Tuesday, June 27, 2023

How Do You Stay Dynamic?

When you first open a retail store, you are a dynamo. You are a machine that turns energy into retail sales. You take chances, you make big mistakes and have big gains, and you can be there to file away the rough edges on crude processes, or put on a dog and pony show to sell that last box of trading cards. It's about you, your decisions, your skill, your money put into the right places, with the right support behind it, with unlimited hours as your time has no value. As you grow, this changes. It must change.

Your successes are settled, product categories on autopilot, events that fire without a hitch. You need these known variables to be set to make room in your brain for new things, but it also means these areas lose dynamism. There are over 20 Magic the Gathering formats and you probably don't want to think too hard about it when you know the three that work in your area.

You know your pain points. Perhaps you don't sell Yugioh anymore because it crushes staff morale, or you know if you sell pop culture wallets, criminals will target you. You know what works, you know what doesn't work. Every good decision is a milepost for success, but it is also limiting. It cements your mind while also giving competitors a wedge. You also learn to strike a work-life balance that takes your unlimited, dynamic energy and caps it, so it's sustainable. Your gushing, wild wellspring of energy is now a capped off oil derrick of energy. So predictable and steady.



Your capital, once used to buy product and precisely what you need to keep your operation going, begins to diffuse into other things. At one time my store had a pinball machine and a van that was more billboard than needed vehicle. Buying art for the walls became a thing I just did when I felt like it. I'm driving the company truck right now with the company paying the insurance. Your money can get distracted over time, not focused on return on investment. As you become successful, business cases get stretched thin as you justify why you need the latest iPhone or gadget. 

How do you fix all this? 

Hire Dynamic People. The best people to help you stay dynamic are people from within your organization, with their own dynamo of energy. They understand the core values of the business. If they push back against one of your decisions based on these core values, you know you're in good shape. They know the goals of the business. They are usually eager to seek out new products, new projects, new hires to do great things in the name of this mission. Hiring from within ensures values are maintained and they understand the economic constraints of the business. 

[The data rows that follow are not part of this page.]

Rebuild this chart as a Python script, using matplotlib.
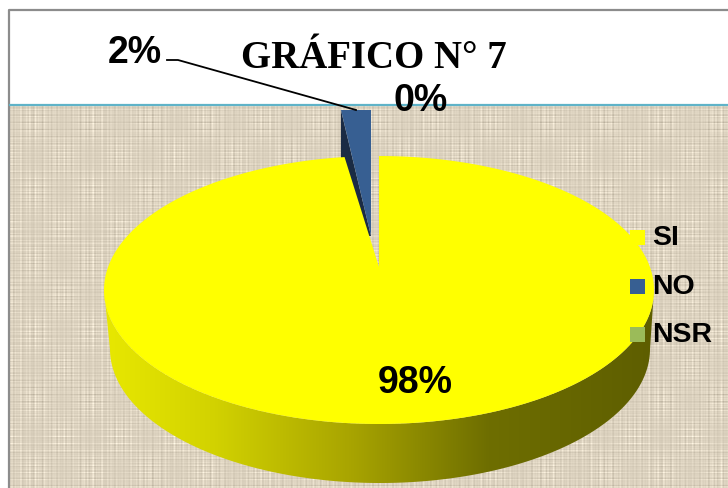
import numpy as np
import matplotlib.pyplot as plt
from matplotlib.colors import LinearSegmentedColormap
from matplotlib.patches import Polygon, Rectangle

# Data
categories = ['SI', 'NO', 'NSR']
percentages = [98, 2, 0]
slice_colors = ['#FFFF00', '#375F92', '#9BBB59']
title = 'GRÁFICO N° 7'

W, H = 728, 489


def ellipse_arc(cx, cy, rx, ry, start, end, n=300):
    # angles in degrees, clockwise from the top of the pie
    a = np.radians(np.linspace(start, end, n))
    return np.column_stack([cx + rx * np.sin(a), cy - ry * np.cos(a)])


fig = plt.figure(figsize=(W / 100, H / 100), dpi=100)
ax = fig.add_axes([0, 0, 1, 1])
ax.set_xlim(0, W)
ax.set_ylim(H, 0)
ax.axis('off')

# burlap background, made of crossing sine threads
x = np.arange(10, W)
y = np.arange(107, H)
cols = (np.sin(x * 1.31) + 0.9 * np.sin(x * 2.17 + 1) + 0.8 * np.sin(x * 0.73) * np.sin(x * 0.05))
rows = (np.sin(y * 1.73) + 0.9 * np.sin(y * 2.63 + 2) + 0.8 * np.sin(y * 0.91) * np.sin(y * 0.06))
patches = np.sin(x[None, :] * 0.11 + 1) * np.sin(y[:, None] * 0.09)
tex = (cols[None, :] + rows[:, None]) * (0.75 + 0.35 * patches) + patches * 0.3
base = np.array([221, 211, 192]) / 255
img = np.clip(base + (tex[..., None] * 0.032), 0, 1)
ax.imshow(img, extent=(10, W, H, 107), interpolation='bilinear', aspect='auto', zorder=0)
ax.set_xlim(0, W)
ax.set_ylim(H, 0)

# frame
ax.plot([9, 9, W], [H, 11, 11], color='#8c8c8c', lw=1.6, zorder=1)
ax.plot([10, W], [106, 106], color='#5FB3C8', lw=1.6, zorder=1)

shares = np.cumsum(percentages) / np.sum(percentages) * 360
si_end = shares[0]

# exploded NO slice: dark inner face, then the blue top
no_arc = ellipse_arc(371, 351, 240, 240, si_end, 360, 30)
no_arc[:, 1] = 111
ax.add_patch(Polygon([no_arc[0], (371, 237), (341, 237)], color='#1A2B44', lw=0, zorder=2))
ax.add_patch(Polygon(np.vstack([no_arc, [(371, 237)]]), color=slice_colors[1], lw=0, zorder=3))

# side wall of the pie with a left to right gradient
side_cmap = LinearSegmentedColormap.from_list(
    'side', [(0, '#E8E800'), (0.2, '#D2D200'), (0.45, '#A8A400'), (0.7, '#6E6E00'), (1, '#5E5E00')])
grad = np.linspace(0, 1, 256)[None, :]
side_img = ax.imshow(grad, extent=(104, 654, 490, 150), cmap=side_cmap, aspect='auto', zorder=2)
ax.set_xlim(0, W)
ax.set_ylim(H, 0)
top_half = ellipse_arc(379, 291, 275, 134, 270, 90)
low_half = ellipse_arc(380, 350, 270, 134, 90, 270)
side_clip = Polygon(np.vstack([top_half, low_half]), transform=ax.transData, fc='none', ec='none')
ax.add_patch(side_clip)
side_img.set_clip_path(side_clip)

# SI slice top
si_arc = ellipse_arc(379, 291, 275, 134, 0, si_end)
ax.add_patch(Polygon(np.vstack([si_arc, [(379, 268)]]), color=slice_colors[0], lw=0, zorder=4))

# data labels
label_font = dict(family='Liberation Sans', weight='bold', fontsize=27, color='black', zorder=6,
                  ha='center', va='center')
ax.text(415, 383, f'{percentages[0]}%', **label_font)
ax.text(135, 53, f'{percentages[1]}%', **label_font)
ax.text(421, 101, f'{percentages[2]}%', **label_font)
ax.plot([167, 178, 356], [61, 61, 111], color='black', lw=1.3, zorder=6)

ax.text(374, 58, title, family='Liberation Serif', weight='bold', fontsize=28,
        ha='center', va='center', color='black', zorder=6)

# legend
legend_y = [238, 287, 335]
for name, col, ly in zip(categories, slice_colors, legend_y):
    ax.add_patch(Rectangle((630, ly - 7.5), 15, 15, color=col, lw=0, zorder=5))
    ax.text(652, ly, name, family='Liberation Sans', weight='bold', fontsize=20.5,
            ha='left', va='center', color='black', zorder=6)

fig.savefig('out.png', dpi=100)
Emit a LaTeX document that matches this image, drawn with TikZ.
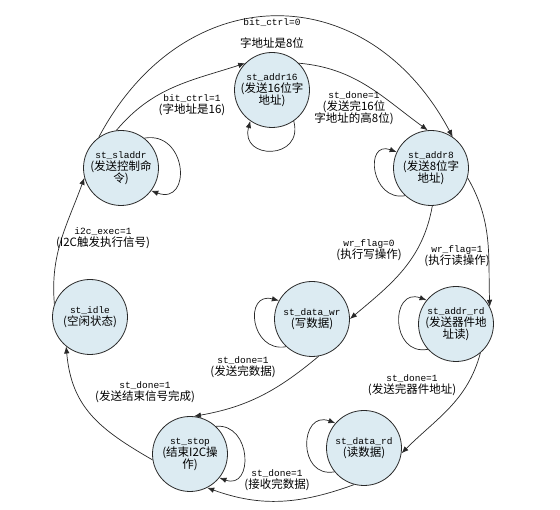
\documentclass[tikz,border=0pt]{standalone}
\usepackage{fontspec}
\usetikzlibrary{arrows.meta}
\newfontfamily\zhfont{Noto Sans CJK SC}
\newfontfamily\mnfont{Liberation Mono}
\newcommand\ZH{\zhfont\fontsize{11.5}{14.5}\selectfont}
\newcommand\MN{\mnfont\fontsize{9.5}{14.5}\selectfont}
\definecolor{stfill}{RGB}{220,235,242}
\definecolor{ln}{RGB}{40,40,40}
\begin{document}
\begin{tikzpicture}[x=1pt,y=1pt,
  state/.style={circle, draw=ln, fill=stfill, line width=0.8pt, minimum size=75pt, inner sep=0pt, align=center},
  lbl/.style={align=center, inner sep=0pt},
  edge/.style={draw=ln, line width=0.7pt, -{Latex[length=7pt,width=5.5pt]}}]
\useasboundingbox (0,0) rectangle (560,510);
% states
\node[state] (addr16) at (272,420) {\MN st\_addr16\\\ZH (发送16位字\\\ZH 地址)};
\node[state] (sladdr) at (121,342) {\MN st\_sladdr\\\ZH (发送控制命\\\ZH 令)};
\node[state] (addr8) at (431,342) {\MN st\_addr8\\\ZH (发送8位字\\\ZH 地址)};
\node[state] (idle) at (90,193) {\MN st\_idle\\\ZH (空闲状态)};
\node[state] (datawr) at (312,191) {\MN st\_data\_wr\\\ZH (写数据)};
\node[state] (addrrd) at (456,186) {\MN st\_addr\_rd\\\ZH (发送器件地\\\ZH 址读)};
\node[state] (stop) at (190,56) {\MN st\_stop\\\ZH (结束I2C操\\\ZH 作)};
\node[state] (datard) at (364,62) {\MN st\_data\_rd\\\ZH (读数据)};
% transitions
\draw[edge] (idle.160) to[out=95, in=250] (sladdr.195);
\draw[edge] (sladdr.52) to[out=10, in=-20, looseness=2.1] (sladdr.-37);
\draw[edge] (sladdr.97) to[out=50, in=198] (addr16.135);
\draw[edge] (sladdr.126) to[out=62, in=118, looseness=1.32] (addr8.55);
\draw[edge] (addr16.-55) to[out=-75, in=-105, looseness=2.4] (addr16.-125);
\draw[edge] (addr16.45) to[out=-5, in=144] (addr8.95);
\draw[edge] (addr8.227) to[out=190, in=160, looseness=2] (addr8.155);
\draw[edge] (addr8.-88) to[out=-100, in=40] (datawr.0);
\draw[edge] (addr8.-15) to[out=-60, in=92] (addrrd.27);
\draw[edge] (datawr.227) to[out=190, in=165, looseness=2] (datawr.151);
\draw[edge] (addrrd.222) to[out=190, in=160, looseness=2] (addrrd.141);
\draw[edge] (datawr.-80) to[out=-140, in=10] (stop.84);
\draw[edge] (stop.47) to[out=5, in=-20, looseness=1.8] (stop.-39);
\draw[edge] (stop.189) to[out=150, in=-85, looseness=1.1] (idle.231);
\draw[edge] (addrrd.-50) to[out=-105, in=45] (datard.-8);
\draw[edge] (datard.219) to[out=190, in=160, looseness=2] (datard.139);
\draw[edge] (datard.255) to[out=-160, in=-20] (stop.-63);
% labels
\node[lbl] (l0a) at (272,487) {\MN bit\_ctrl=0};
\node[lbl] (l0b) at (272,467) {\ZH 字地址是8位};
\node[lbl] (l1) at (192,404.5) {\MN bit\_ctrl=1\\\ZH (字地址是16)};
\node[lbl] (l2) at (354,401.5) {\MN st\_done=1\\\ZH (发送完16位\\\ZH 字地址的高8位)};
\node[lbl] (l3) at (103,271.5) {\MN i2c\_exec=1\\\ZH (I2C触发执行信号)};
\node[lbl] (l4) at (369,260) {\MN wr\_flag=0\\\ZH (执行写操作)};
\node[lbl] (l5) at (457,253.5) {\MN wr\_flag=1\\\ZH (执行读操作)};
\node[lbl] (l6) at (243,142.5) {\MN st\_done=1\\\ZH (发送完数据)};
\node[lbl] (l7) at (145,117.5) {\MN st\_done=1\\\ZH (发送结束信号完成)};
\node[lbl] (l8) at (412,124.5) {\MN st\_done=1\\\ZH (发送完器件地址)};
\node[lbl] (l9) at (277,30) {\MN st\_done=1\\\ZH (接收完数据)};
\end{tikzpicture}
\end{document}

Retail is damn slow, and many dynamic outsiders want to do everything, right now. They want to make a mark on the world, rather than finger paint in retail. I once hired an outside manager who spent an alarming amount of money, very quickly, on amazing projects. I kept that going for as long as I could, but there was a mismatch that couldn't last. They imploded before we had to have that discussion, but honestly, I would have gone into debt for that energy.

I am the buyer for my business, but I'm also 55 years old. Do you think I'm up on the latest anime or hot pop culture topics? That's an area where I assign buyers under me to handle accounts I have no business working with. It doesn't take a lot of time to have another employee handle a few accounts that get bought from once a quarter.

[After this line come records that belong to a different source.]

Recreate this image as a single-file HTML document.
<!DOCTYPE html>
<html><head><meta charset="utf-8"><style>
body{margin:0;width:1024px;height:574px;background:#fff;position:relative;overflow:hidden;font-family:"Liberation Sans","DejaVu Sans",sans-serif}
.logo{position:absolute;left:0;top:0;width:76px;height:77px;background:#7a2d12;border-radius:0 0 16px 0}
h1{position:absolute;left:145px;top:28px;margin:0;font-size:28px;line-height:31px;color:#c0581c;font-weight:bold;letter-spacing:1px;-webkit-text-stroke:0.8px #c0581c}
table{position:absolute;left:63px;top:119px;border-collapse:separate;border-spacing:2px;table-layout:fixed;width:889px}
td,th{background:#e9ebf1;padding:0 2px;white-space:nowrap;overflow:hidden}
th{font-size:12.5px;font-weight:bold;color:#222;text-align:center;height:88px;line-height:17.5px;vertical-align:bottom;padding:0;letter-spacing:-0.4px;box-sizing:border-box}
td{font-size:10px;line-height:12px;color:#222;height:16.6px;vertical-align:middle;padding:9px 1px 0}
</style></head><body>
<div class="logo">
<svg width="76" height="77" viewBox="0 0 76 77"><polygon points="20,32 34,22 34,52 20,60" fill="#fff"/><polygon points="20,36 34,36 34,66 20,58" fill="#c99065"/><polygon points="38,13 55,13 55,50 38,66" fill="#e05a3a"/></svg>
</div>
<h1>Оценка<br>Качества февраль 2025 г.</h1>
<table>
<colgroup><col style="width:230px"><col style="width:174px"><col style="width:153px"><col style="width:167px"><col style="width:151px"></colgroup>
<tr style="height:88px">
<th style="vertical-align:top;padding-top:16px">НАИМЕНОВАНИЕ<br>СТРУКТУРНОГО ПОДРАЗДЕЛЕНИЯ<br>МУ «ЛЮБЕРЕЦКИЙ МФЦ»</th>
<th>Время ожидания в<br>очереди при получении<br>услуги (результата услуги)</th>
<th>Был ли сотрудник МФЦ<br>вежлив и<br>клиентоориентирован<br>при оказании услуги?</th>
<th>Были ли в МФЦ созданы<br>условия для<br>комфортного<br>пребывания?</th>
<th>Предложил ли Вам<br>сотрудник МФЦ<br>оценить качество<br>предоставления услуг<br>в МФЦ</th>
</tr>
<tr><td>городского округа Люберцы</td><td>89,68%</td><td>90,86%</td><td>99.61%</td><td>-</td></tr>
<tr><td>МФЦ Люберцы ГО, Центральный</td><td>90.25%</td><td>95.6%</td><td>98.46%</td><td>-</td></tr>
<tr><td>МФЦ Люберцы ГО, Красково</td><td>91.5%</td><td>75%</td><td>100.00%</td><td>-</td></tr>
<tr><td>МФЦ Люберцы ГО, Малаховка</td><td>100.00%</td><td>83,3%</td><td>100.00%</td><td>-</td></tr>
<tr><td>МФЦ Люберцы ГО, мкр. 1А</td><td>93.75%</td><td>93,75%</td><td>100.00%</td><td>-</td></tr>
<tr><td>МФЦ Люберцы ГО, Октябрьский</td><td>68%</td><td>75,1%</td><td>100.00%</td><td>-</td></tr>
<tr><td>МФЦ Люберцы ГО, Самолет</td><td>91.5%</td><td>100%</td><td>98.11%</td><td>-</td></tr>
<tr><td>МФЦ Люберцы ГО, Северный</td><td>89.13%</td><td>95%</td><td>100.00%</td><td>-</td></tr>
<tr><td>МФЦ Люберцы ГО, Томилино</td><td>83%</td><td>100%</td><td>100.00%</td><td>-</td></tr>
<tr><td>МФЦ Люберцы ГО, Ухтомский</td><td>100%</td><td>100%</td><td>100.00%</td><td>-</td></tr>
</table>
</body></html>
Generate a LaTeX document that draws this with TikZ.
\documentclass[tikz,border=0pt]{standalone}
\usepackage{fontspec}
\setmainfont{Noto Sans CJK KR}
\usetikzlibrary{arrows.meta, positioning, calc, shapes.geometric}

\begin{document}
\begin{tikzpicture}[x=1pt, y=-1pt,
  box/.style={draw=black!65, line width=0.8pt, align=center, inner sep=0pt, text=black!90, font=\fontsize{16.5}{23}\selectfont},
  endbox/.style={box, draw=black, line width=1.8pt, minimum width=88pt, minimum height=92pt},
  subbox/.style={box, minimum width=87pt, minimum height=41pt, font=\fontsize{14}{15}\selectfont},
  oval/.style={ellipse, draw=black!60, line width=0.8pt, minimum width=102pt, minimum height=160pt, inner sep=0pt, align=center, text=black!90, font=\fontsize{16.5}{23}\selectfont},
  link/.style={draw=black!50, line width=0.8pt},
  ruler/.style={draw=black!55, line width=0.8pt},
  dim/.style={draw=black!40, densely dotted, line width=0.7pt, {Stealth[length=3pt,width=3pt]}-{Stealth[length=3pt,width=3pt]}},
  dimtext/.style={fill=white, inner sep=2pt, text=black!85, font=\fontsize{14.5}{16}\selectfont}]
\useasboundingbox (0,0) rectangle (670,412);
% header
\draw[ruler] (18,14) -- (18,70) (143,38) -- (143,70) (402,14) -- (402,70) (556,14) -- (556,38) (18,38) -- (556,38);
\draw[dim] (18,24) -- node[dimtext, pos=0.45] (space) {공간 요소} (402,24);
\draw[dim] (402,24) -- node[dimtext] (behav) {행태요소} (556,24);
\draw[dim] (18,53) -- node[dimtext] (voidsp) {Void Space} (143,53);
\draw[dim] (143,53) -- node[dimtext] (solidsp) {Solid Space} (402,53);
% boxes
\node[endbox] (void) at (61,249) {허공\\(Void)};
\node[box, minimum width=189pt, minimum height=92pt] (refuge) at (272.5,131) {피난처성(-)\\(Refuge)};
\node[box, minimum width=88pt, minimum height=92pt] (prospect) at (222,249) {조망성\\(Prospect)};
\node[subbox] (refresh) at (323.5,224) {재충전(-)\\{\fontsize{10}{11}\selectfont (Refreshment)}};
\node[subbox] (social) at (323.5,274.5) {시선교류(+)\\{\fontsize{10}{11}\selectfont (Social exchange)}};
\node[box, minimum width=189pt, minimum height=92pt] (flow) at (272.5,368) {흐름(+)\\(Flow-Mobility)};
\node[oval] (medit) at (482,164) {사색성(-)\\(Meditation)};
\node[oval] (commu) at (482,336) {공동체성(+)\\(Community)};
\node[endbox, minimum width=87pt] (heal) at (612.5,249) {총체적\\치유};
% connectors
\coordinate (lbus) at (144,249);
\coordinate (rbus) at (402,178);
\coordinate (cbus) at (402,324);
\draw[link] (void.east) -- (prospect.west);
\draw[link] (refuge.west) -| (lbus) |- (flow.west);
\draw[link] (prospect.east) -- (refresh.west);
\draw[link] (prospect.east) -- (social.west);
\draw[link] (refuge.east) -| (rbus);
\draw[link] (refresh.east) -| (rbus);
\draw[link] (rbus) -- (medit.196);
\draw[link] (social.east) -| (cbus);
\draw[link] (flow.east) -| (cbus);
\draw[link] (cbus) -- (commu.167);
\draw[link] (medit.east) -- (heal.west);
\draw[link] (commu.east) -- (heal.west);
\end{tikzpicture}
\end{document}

Don't forget the larger you build your organization, the less efficient it becomes as you inevitably hire less useful people. I can see it on any given afternoon, looking at our cameras remotely. You can't hire your way into a dynamic environment, it's painstakingly built with competent staff and excellent managers.

Audit Yourself. Think of how you would view your business if you were going to sell it. You would take the usual EBITDA calculation (earnings before income, taxes, depreciation and amortization) and subtract all the nonsense and owner compensation above market rate. What would your business look like if you were lean? Maybe know your nonsense number. 

There's certainly nothing wrong with paying yourself well or having your cell phone covered by the business, but there are likely some dodgy things you might want to pull back on that are starving your business of cash. It's best to do something like this before your business takes a downturn. Even if you don't change anything, you know where the fat lies (you are probably a producer of fat). 

Have a Through Line. If you don't have goals for your business, it's unlikely you'll suddenly achieve one. Maybe you want additional product lines. Who doesn't? Maybe you dream of opening a second or third location. Maybe you want to expand in some fashion. Maybe you want to hire a marketing-online sales person (I do). All of these goals are risky, prone to kill your business, but necessary in keeping you dynamic. I'm at the Maui Beach House stage, where I need a project to keep me from jeopardizing the business while it grows organically. I would like to say I'm done, that my business is fine like it is until I retire, but we'll be out of retail space in a couple years and wondering what to do next. I better be ready.